Alternatively, and with great courage, they bring or defend their own cases as litigants in person. I want to touch on one aspect that, although it has been addressed by some of your Lordships, has not been fully addressed: the impact of litigants in person on the administration of justice throughout the country, particularly in the county courts, where district judges do invaluable, hard work dealing with the day-to-day concerns of the ordinary citizen. They have to deal with many cases, but the problem of litigants in person goes all the way up to the Court of Appeal, where Lord and Lady Justices of Appeal are considering applications for leave to appeal by litigants in person.

These judges have to deal with such cases. No judge can possibly hope to ascertain the facts presented to him by a litigant in person without having to delve through mounds of uncounted and unnumbered papers, sometimes in confused or non-date order. This is not through any want of effort—often they are presented to you in beautiful files—but for want of expertise. They are presented by the litigant in person in an emotionally charged situation. This man or woman is in a place where he or she does not wish to be, and is frightened by the processes, even if helped by organisations such as Citizens Advice or the personal support units there are in many courts. It is emotionally charged for that reason, and because he or she feels that an injustice has been done or that justice is required. Trying to help that litigant in person to do the best for his or her case leaves the judge in a very difficult position, because the judge has to avoid the danger that the litigant on the other side will think, “Why is the judge helping my opponent?

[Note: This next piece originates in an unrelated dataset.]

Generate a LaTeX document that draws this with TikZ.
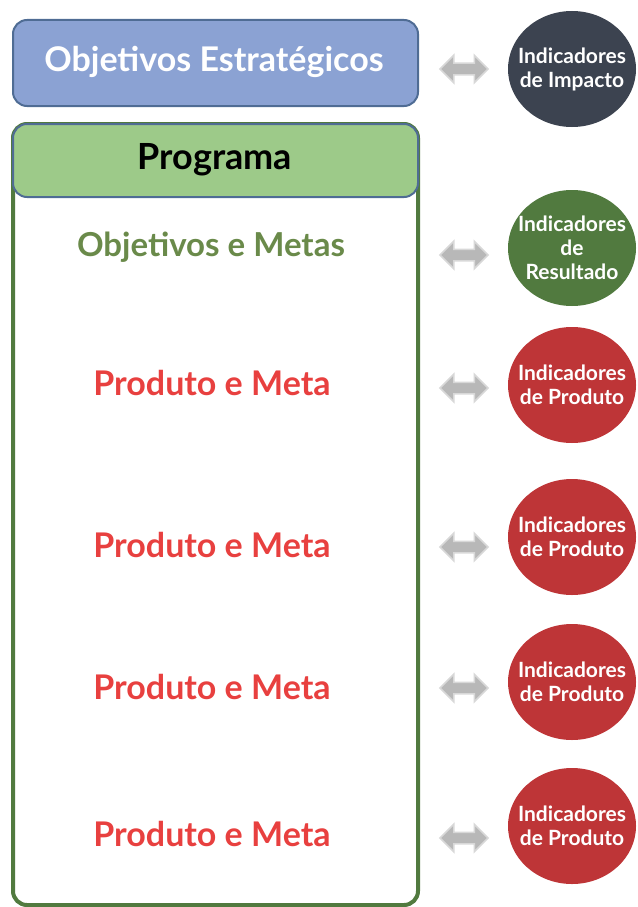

Why is the judge helping the person bringing the claim against me?”. So the judge is faced with an exceptionally tricky and delicate course. He has to remain neutral and be perceived to be neutral. Sometimes there are litigants in person on both sides, with the same vast bundle of papers, only in a completely different order because there has been no organisation by lawyers beforehand to present the judge with the few papers, the few documents, which actually matter.

Then off the judge goes, trying to find out what the law is. This is too serious a subject for jest, but I must allow myself this. In the Garden of Eden, there was one law: “Don’t eat the fruit of that apple tree”. Then we had 10 commandments. We produce 12,000 pages of laws every year—every year. The judge has to try to find out which bits of the law matter, because no judge anywhere in the world knows all the law. He has a qualified lawyer on both sides. He can say, “Mr so and so, where do I go now?”. “Section 22 of the Landlord and Tenant Act”. “Mr so and so, where do I go then?”. “My Lord, it is in the Social Security Act”.

What are the consequences—because there is a consequence beyond that of the unknown victim? The consequence is this. Cases take much longer than they did, at every level of the court. You may say that that does not matter, but it is a very strange economy: the judges are working harder but getting through fewer cases. The consequence to the administration of justice is this: lists of cases are reduced. A judge who could do 25 cases in the county court every day can now do only 15. You see the concertina effect. Gradually, more and more delays are being built into the system.

It is not just about the man or woman with a good case—although they are the prime victims—it is about every other litigant who suffers in consequence of this unwise legislation.